_EXERCISE_
Restate each line word for word. Leave out every picture.

####################

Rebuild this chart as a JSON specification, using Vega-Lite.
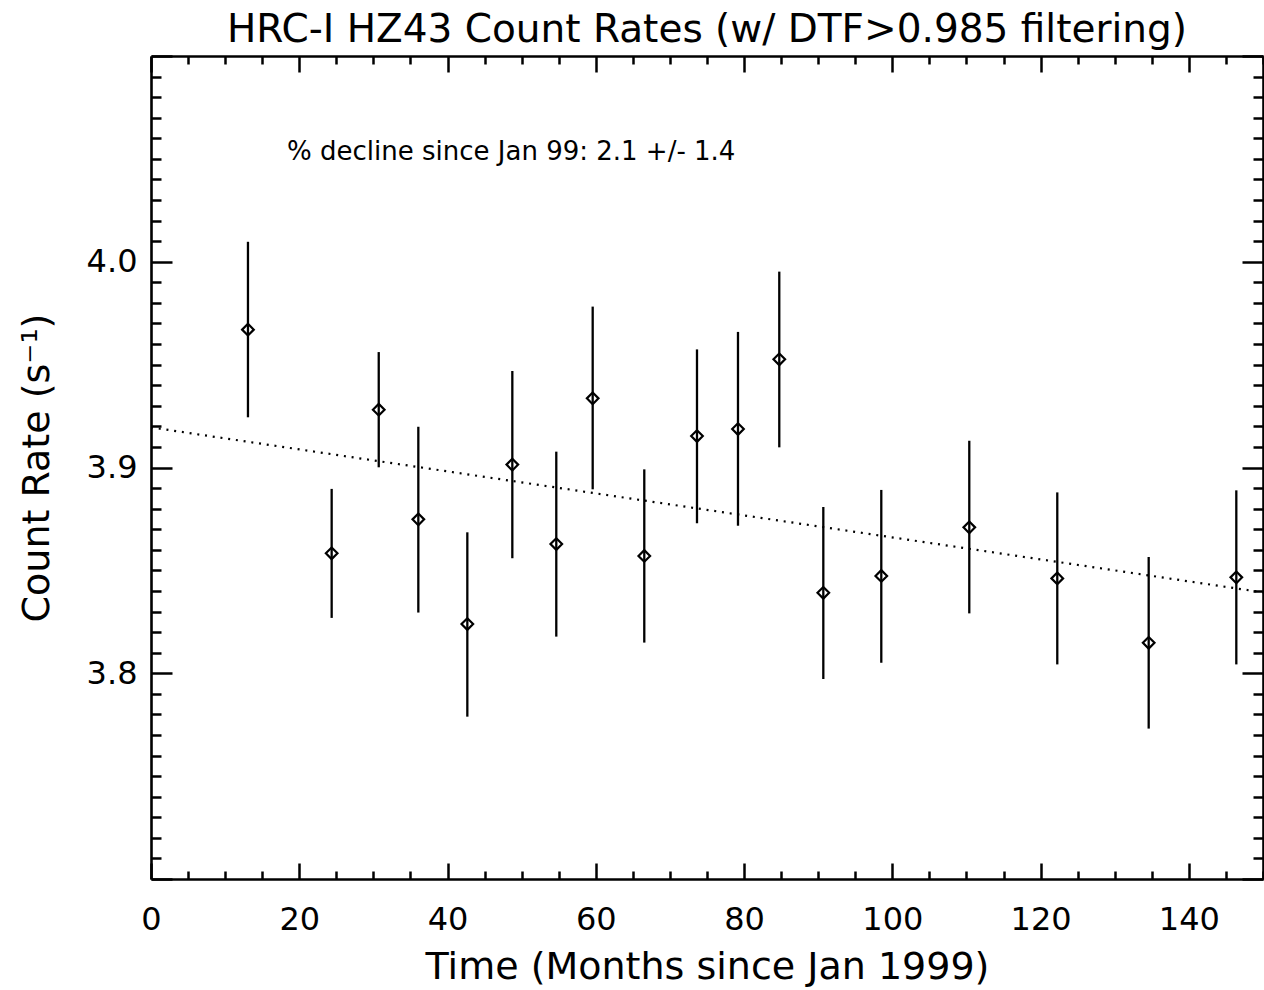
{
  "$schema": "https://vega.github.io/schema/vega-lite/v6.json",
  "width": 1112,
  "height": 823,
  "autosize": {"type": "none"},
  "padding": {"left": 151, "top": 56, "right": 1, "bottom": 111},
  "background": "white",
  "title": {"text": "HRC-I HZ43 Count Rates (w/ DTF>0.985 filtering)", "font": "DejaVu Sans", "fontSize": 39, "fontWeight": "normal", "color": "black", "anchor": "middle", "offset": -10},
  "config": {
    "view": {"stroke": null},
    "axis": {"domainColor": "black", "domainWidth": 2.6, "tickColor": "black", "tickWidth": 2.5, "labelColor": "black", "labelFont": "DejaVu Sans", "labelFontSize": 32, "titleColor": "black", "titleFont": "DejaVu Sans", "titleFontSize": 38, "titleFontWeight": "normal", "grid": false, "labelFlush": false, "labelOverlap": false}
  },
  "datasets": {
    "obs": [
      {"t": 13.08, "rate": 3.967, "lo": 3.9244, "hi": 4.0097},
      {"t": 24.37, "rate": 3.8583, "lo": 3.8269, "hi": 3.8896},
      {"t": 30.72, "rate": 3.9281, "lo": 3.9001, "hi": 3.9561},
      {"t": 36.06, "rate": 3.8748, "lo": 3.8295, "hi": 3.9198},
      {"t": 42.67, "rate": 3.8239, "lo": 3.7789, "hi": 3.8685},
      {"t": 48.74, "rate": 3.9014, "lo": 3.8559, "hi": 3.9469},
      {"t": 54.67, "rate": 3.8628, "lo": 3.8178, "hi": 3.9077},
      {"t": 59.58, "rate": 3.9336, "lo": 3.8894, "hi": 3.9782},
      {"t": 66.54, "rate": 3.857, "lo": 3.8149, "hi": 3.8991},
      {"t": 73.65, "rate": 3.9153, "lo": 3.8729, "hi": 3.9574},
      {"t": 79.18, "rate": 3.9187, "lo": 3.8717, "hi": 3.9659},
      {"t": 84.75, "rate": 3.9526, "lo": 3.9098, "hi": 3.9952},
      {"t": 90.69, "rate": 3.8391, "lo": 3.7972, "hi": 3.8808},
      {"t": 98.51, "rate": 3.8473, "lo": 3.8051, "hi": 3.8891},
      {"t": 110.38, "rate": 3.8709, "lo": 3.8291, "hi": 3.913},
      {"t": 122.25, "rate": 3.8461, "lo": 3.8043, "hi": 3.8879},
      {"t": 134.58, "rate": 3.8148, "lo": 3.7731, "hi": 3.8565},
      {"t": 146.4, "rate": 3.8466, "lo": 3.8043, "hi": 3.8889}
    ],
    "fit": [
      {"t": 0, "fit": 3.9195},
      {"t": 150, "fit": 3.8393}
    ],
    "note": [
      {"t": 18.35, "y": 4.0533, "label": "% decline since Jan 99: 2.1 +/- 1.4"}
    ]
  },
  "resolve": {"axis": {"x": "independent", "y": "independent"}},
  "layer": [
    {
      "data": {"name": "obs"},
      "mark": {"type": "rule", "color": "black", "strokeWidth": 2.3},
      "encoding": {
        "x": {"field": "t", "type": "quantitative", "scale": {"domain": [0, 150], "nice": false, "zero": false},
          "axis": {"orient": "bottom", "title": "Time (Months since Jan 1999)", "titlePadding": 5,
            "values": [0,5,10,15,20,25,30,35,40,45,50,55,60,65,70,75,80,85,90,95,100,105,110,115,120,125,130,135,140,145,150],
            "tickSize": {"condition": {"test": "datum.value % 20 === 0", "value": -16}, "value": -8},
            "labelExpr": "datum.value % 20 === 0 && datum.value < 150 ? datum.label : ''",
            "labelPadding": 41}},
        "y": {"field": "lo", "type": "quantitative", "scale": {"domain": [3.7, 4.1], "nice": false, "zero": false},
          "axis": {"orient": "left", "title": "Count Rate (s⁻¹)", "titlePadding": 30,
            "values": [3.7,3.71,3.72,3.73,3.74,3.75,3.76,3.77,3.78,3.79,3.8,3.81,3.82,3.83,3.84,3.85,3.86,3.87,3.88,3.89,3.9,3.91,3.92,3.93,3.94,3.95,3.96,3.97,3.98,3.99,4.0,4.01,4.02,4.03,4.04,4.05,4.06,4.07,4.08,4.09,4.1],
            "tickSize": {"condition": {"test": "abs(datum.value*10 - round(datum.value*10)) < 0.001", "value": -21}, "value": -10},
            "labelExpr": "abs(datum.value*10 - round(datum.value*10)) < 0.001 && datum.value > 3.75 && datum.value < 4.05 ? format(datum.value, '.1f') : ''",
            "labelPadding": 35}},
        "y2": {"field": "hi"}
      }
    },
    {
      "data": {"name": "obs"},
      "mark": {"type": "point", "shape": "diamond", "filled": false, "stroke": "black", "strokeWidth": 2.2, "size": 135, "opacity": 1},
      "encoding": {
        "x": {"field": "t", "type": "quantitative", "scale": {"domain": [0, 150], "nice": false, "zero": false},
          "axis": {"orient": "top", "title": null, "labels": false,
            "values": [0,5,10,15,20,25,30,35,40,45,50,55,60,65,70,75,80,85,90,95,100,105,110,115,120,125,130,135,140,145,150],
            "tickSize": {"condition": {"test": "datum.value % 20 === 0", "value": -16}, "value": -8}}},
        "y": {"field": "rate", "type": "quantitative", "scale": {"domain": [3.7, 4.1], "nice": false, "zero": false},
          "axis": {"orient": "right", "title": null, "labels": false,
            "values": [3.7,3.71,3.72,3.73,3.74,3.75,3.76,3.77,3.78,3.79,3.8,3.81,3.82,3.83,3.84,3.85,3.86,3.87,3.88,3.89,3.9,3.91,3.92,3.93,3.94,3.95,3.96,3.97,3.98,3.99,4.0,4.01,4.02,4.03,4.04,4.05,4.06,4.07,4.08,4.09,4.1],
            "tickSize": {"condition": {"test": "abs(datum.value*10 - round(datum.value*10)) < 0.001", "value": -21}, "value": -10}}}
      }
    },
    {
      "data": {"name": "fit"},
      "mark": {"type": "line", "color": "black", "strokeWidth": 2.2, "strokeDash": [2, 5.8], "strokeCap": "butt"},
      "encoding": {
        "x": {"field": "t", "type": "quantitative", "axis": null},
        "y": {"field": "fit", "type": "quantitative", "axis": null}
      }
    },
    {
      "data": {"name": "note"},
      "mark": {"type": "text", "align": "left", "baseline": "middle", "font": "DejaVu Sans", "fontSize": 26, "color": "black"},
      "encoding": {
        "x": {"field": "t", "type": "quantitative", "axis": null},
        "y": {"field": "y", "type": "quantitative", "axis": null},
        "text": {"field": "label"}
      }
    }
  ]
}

####################

_ANSWER TO THE PROBLEM_
Rebuild this chart as a JSON specification, using Vega-Lite.
{
  "$schema": "https://vega.github.io/schema/vega-lite/v6.json",
  "width": 1112,
  "height": 823,
  "autosize": {"type": "none"},
  "padding": {"left": 151, "top": 56, "right": 1, "bottom": 111},
  "background": "white",
  "title": {"text": "HRC-I HZ43 Count Rates (w/ DTF>0.985 filtering)", "font": "DejaVu Sans", "fontSize": 39, "fontWeight": "normal", "color": "black", "anchor": "middle", "offset": -10},
  "config": {
    "view": {"stroke": null},
    "axis": {"domainColor": "black", "domainWidth": 2.6, "tickColor": "black", "tickWidth": 2.5, "labelColor": "black", "labelFont": "DejaVu Sans", "labelFontSize": 32, "titleColor": "black", "titleFont": "DejaVu Sans", "titleFontSize": 38, "titleFontWeight": "normal", "grid": false, "labelFlush": false, "labelOverlap": false}
  },
  "datasets": {
    "obs": [
      {"t": 13.08, "rate": 3.967, "lo": 3.9244, "hi": 4.0097},
      {"t": 24.37, "rate": 3.8583, "lo": 3.8269, "hi": 3.8896},
      {"t": 30.72, "rate": 3.9281, "lo": 3.9001, "hi": 3.9561},
      {"t": 36.06, "rate": 3.8748, "lo": 3.8295, "hi": 3.9198},
      {"t": 42.67, "rate": 3.8239, "lo": 3.7789, "hi": 3.8685},
      {"t": 48.74, "rate": 3.9014, "lo": 3.8559, "hi": 3.9469},
      {"t": 54.67, "rate": 3.8628, "lo": 3.8178, "hi": 3.9077},
      {"t": 59.58, "rate": 3.9336, "lo": 3.8894, "hi": 3.9782},
      {"t": 66.54, "rate": 3.857, "lo": 3.8149, "hi": 3.8991},
      {"t": 73.65, "rate": 3.9153, "lo": 3.8729, "hi": 3.9574},
      {"t": 79.18, "rate": 3.9187, "lo": 3.8717, "hi": 3.9659},
      {"t": 84.75, "rate": 3.9526, "lo": 3.9098, "hi": 3.9952},
      {"t": 90.69, "rate": 3.8391, "lo": 3.7972, "hi": 3.8808},
      {"t": 98.51, "rate": 3.8473, "lo": 3.8051, "hi": 3.8891},
      {"t": 110.38, "rate": 3.8709, "lo": 3.8291, "hi": 3.913},
      {"t": 122.25, "rate": 3.8461, "lo": 3.8043, "hi": 3.8879},
      {"t": 134.58, "rate": 3.8148, "lo": 3.7731, "hi": 3.8565},
      {"t": 146.4, "rate": 3.8466, "lo": 3.8043, "hi": 3.8889}
    ],
    "fit": [
      {"t": 0, "fit": 3.9195},
      {"t": 150, "fit": 3.8393}
    ],
    "note": [
      {"t": 18.35, "y": 4.0533, "label": "% decline since Jan 99: 2.1 +/- 1.4"}
    ]
  },
  "resolve": {"axis": {"x": "independent", "y": "independent"}},
  "layer": [
    {
      "data": {"name": "obs"},
      "mark": {"type": "rule", "color": "black", "strokeWidth": 2.3},
      "encoding": {
        "x": {"field": "t", "type": "quantitative", "scale": {"domain": [0, 150], "nice": false, "zero": false},
          "axis": {"orient": "bottom", "title": "Time (Months since Jan 1999)", "titlePadding": 5,
            "values": [0,5,10,15,20,25,30,35,40,45,50,55,60,65,70,75,80,85,90,95,100,105,110,115,120,125,130,135,140,145,150],
            "tickSize": {"condition": {"test": "datum.value % 20 === 0", "value": -16}, "value": -8},
            "labelExpr": "datum.value % 20 === 0 && datum.value < 150 ? datum.label : ''",
            "labelPadding": 41}},
        "y": {"field": "lo", "type": "quantitative", "scale": {"domain": [3.7, 4.1], "nice": false, "zero": false},
          "axis": {"orient": "left", "title": "Count Rate (s⁻¹)", "titlePadding": 30,
            "values": [3.7,3.71,3.72,3.73,3.74,3.75,3.76,3.77,3.78,3.79,3.8,3.81,3.82,3.83,3.84,3.85,3.86,3.87,3.88,3.89,3.9,3.91,3.92,3.93,3.94,3.95,3.96,3.97,3.98,3.99,4.0,4.01,4.02,4.03,4.04,4.05,4.06,4.07,4.08,4.09,4.1],
            "tickSize": {"condition": {"test": "abs(datum.value*10 - round(datum.value*10)) < 0.001", "value": -21}, "value": -10},
            "labelExpr": "abs(datum.value*10 - round(datum.value*10)) < 0.001 && datum.value > 3.75 && datum.value < 4.05 ? format(datum.value, '.1f') : ''",
            "labelPadding": 35}},
        "y2": {"field": "hi"}
      }
    },
    {
      "data": {"name": "obs"},
      "mark": {"type": "point", "shape": "diamond", "filled": false, "stroke": "black", "strokeWidth": 2.2, "size": 135, "opacity": 1},
      "encoding": {
        "x": {"field": "t", "type": "quantitative", "scale": {"domain": [0, 150], "nice": false, "zero": false},
          "axis": {"orient": "top", "title": null, "labels": false,
            "values": [0,5,10,15,20,25,30,35,40,45,50,55,60,65,70,75,80,85,90,95,100,105,110,115,120,125,130,135,140,145,150],
            "tickSize": {"condition": {"test": "datum.value % 20 === 0", "value": -16}, "value": -8}}},
        "y": {"field": "rate", "type": "quantitative", "scale": {"domain": [3.7, 4.1], "nice": false, "zero": false},
          "axis": {"orient": "right", "title": null, "labels": false,
            "values": [3.7,3.71,3.72,3.73,3.74,3.75,3.76,3.77,3.78,3.79,3.8,3.81,3.82,3.83,3.84,3.85,3.86,3.87,3.88,3.89,3.9,3.91,3.92,3.93,3.94,3.95,3.96,3.97,3.98,3.99,4.0,4.01,4.02,4.03,4.04,4.05,4.06,4.07,4.08,4.09,4.1],
            "tickSize": {"condition": {"test": "abs(datum.value*10 - round(datum.value*10)) < 0.001", "value": -21}, "value": -10}}}
      }
    },
    {
      "data": {"name": "fit"},
      "mark": {"type": "line", "color": "black", "strokeWidth": 2.2, "strokeDash": [2, 5.8], "strokeCap": "butt"},
      "encoding": {
        "x": {"field": "t", "type": "quantitative", "axis": null},
        "y": {"field": "fit", "type": "quantitative", "axis": null}
      }
    },
    {
      "data": {"name": "note"},
      "mark": {"type": "text", "align": "left", "baseline": "middle", "font": "DejaVu Sans", "fontSize": 26, "color": "black"},
      "encoding": {
        "x": {"field": "t", "type": "quantitative", "axis": null},
        "y": {"field": "y", "type": "quantitative", "axis": null},
        "text": {"field": "label"}
      }
    }
  ]
}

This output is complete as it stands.